Follow the money, and you will find a line from the broken doors and heaters to the big banks that finance affordable housing deals

That’s real estate for “there’s gold in them there hills”. The financialization of poverty – and specifically, of affordable housing – has created a gold rush. And when the money floods in, it changes neighborhoods in ways that don’t necessarily benefit people in buildings such as Twin Parks. Follow the money, and you will find a line from the broken doors and heaters in buildings all over the city to the big banks that finance affordable housing deals.

“When you make the decision to stop directly funding housing for the poor, and you decide to involve private entities to do it for you, then you introduce market forces into the process of providing affordable housing,” says Henríquez. “And those market forces have created an incentive on many of the landlords to neglect their properties for many decades, to where we see things like the tragedy at Twin Parks.”

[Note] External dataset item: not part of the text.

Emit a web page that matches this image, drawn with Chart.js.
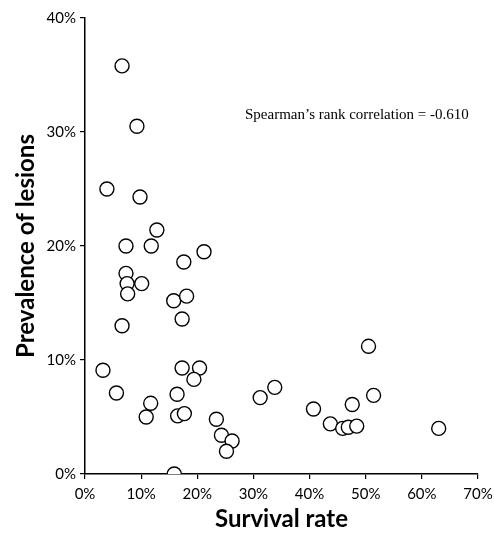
<!DOCTYPE html>
<html>
<head>
<meta charset="utf-8">
<script src="https://cdn.jsdelivr.net/npm/chart.js@4"></script>
<style>
  html, body { margin: 0; padding: 0; background: #fff; }
  #wrap { width: 494px; height: 537px; }
</style>
</head>
<body>
<div id="wrap"><canvas id="lesionChart"></canvas></div>
<script>
// survival rate (%) and prevalence of lesions (%) per site
const survivalRate = [6.6, 9.25, 3.9, 9.8, 12.8, 7.3, 11.8, 21.2, 17.6, 7.3, 7.5, 10.1, 7.6, 15.8, 18.1, 17.3, 6.6,
  3.2, 17.3, 20.4, 19.4, 5.6, 16.4, 11.7, 10.9, 16.5, 17.7, 23.4, 24.3, 26.2, 25.2, 15.9,
  50.5, 33.8, 31.2, 51.4, 47.6, 40.7, 43.7, 45.9, 46.9, 48.4, 63.0];
const lesionPrevalence = [35.8, 30.5, 25.0, 24.3, 21.4, 20.0, 20.0, 19.5, 18.6, 17.6, 16.7, 16.7, 15.8, 15.2, 15.6, 13.6, 13.0,
  9.1, 9.3, 9.3, 8.3, 7.1, 7.0, 6.2, 5.0, 5.1, 5.3, 4.8, 3.4, 2.9, 2.0, 0.0,
  11.2, 7.6, 6.7, 6.9, 6.1, 5.7, 4.4, 4.0, 4.1, 4.2, 4.0];
const xTicks = [0, 10, 20, 30, 40, 50, 60, 70];
const yTicks = [0, 10, 20, 30, 40];
const annotationText = 'Spearman\u2019s rank correlation = -0.610';

const points = survivalRate.map((x, i) => ({ x: x, y: lesionPrevalence[i] }));

// texte libre dans le graphique
const annotationPlugin = {
  id: 'annotation',
  afterDraw(chart) {
    const c = chart.ctx;
    c.save();
    c.font = '15px "Liberation Serif", "Times New Roman", serif';
    c.fillStyle = '#000';
    c.textBaseline = 'alphabetic';
    c.fillText(annotationText, 245, 119);
    c.restore();
  }
};

const ctx = document.getElementById('lesionChart').getContext('2d');
new Chart(ctx, {
  type: 'scatter',
  data: {
    datasets: [{
      data: points,
      backgroundColor: '#fff',
      borderColor: '#000',
      borderWidth: 1.4,
      pointRadius: 7,
      pointHoverRadius: 7
    }]
  },
  options: {
    responsive: true,
    maintainAspectRatio: false,
    animation: false,
    layout: { padding: { top: 18, right: 16, left: 0, bottom: 0 } },
    plugins: { legend: { display: false }, tooltip: { enabled: false } },
    scales: {
      x: {
        type: 'linear',
        min: 0, max: 70,
        afterBuildTicks: s => { s.ticks = xTicks.map(v => ({ value: v })); },
        afterFit: s => { s.height = 63; s.paddingLeft = 0; s.paddingRight = 0; },
        border: { display: true, color: '#000', width: 1.5 },
        grid: { drawOnChartArea: false, drawTicks: true, tickLength: 5, color: '#000', lineWidth: 1.2 },
        ticks: {
          color: '#000', padding: 6,
          font: { family: 'Lato, "Open Sans", sans-serif', size: 15 },
          callback: v => v + '%'
        },
        title: {
          display: true, text: 'Survival rate', color: '#000',
          font: { family: 'Lato, "Open Sans", sans-serif', size: 24, weight: 'bold' },
          padding: { top: 0, bottom: 3 }
        }
      },
      y: {
        type: 'linear',
        min: 0, max: 40,
        afterBuildTicks: s => { s.ticks = yTicks.map(v => ({ value: v })); },
        afterFit: s => { s.width = 85; s.paddingTop = 0; s.paddingBottom = 0; },
        border: { display: true, color: '#000', width: 1.5 },
        grid: { drawOnChartArea: false, drawTicks: true, tickLength: 5, color: '#000', lineWidth: 1.2 },
        ticks: {
          color: '#000', padding: 4,
          font: { family: 'Lato, "Open Sans", sans-serif', size: 15 },
          callback: v => v + '%'
        },
        title: {
          display: true, text: 'Prevalence of lesions', color: '#000',
          font: { family: 'Lato, "Open Sans", sans-serif', size: 24, weight: 'bold' },
          padding: { top: 12, bottom: 0 }
        }
      }
    }
  },
  plugins: [annotationPlugin]
});
</script>
</body>
</html>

The result of all this investment, as longtime Bronx resident Eileen Markey points out in a recent dispatch for the New Republic, is that many of the buildings in the Bronx are bearing mortgages worth much more than the net operating income (NOI) of the buildings can produce. Landlords who “bought up buildings at speculative prices, gambling on ever-increasing rents – and quite literally banking on the ability to oust low-income tenants – are faced with declining buildings they can’t afford to maintain and investors they are obliged to serve”, she writes.

This is the heart of the problem. If housing vulnerable people is an asset class – not a social good, or a human right – then generating returns for investors will always be in a zero-sum relationship with providing safe housing for those people. Landlords will always be in the middle; and when they’re taking sides, as they must in housing for profit, investors will always win.

“When housing is a commodity, and making repairs is a cost – and like any cost, it needs to be minimized so that profit can be maximized – no law changes that basic fact,” says Henríquez. “Providing safe and decent habitable conditions for your tenants falls on the cost side of your balance sheet. And so that already creates an incentive to do as little as possible. To keep that cost as low as possible.”